Le verbe habiter, en français, est à la fois transitif et intransitif : tu peux habiter une chose et tu peux habiter dans une chose.
Habiter une chose, cela veut dire y déposer une part de toi-même, au point où tu fais partie d’elle et qu’elle fait partie de toi. Comme lorsque tu habites un appartement où tu rentres chaque soir et que tu habiteras encore si tu le quittes et que quelqu’un que tu connaissais y demeure. Le conjoint défunt du vieillard habite encore les bibelots emportés dans la maison de retraite.

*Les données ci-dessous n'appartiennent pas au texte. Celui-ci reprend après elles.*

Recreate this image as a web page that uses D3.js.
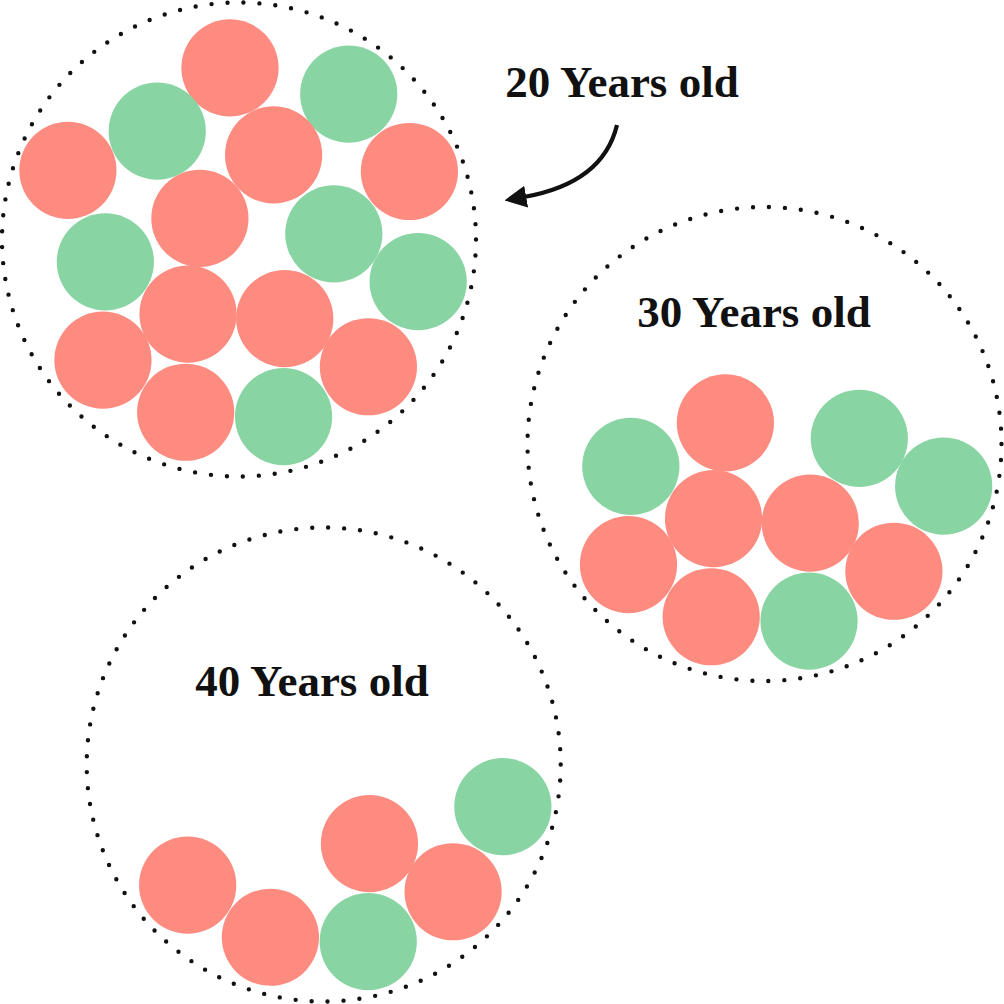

Habiter dans une chose veut dire se penser comme entièrement contenu par elle. Ou encore de se projeter tout entier dans cette chose, comme lorsque tu marques d’une épingle sur la carte le lieu où tu te trouves. La carte fait partie des choses dans lesquelles nous pouvons habiter. En partageant une même carte, nous cohabitons, nous sommes ensemble dans un contenant qui nous permet de dire « nous ».
Mais derrière chaque carte demeure un environnement avec lequel un je entre en relation, ainsi qu’un tu qui fait de même, un nous, un vous, un il dont je dessine la position. En habitant dans la carte, nous cohabitons un espace.
— La conscience d’habiter, dirait peut-être Husserl, est une conscience de quelque chose.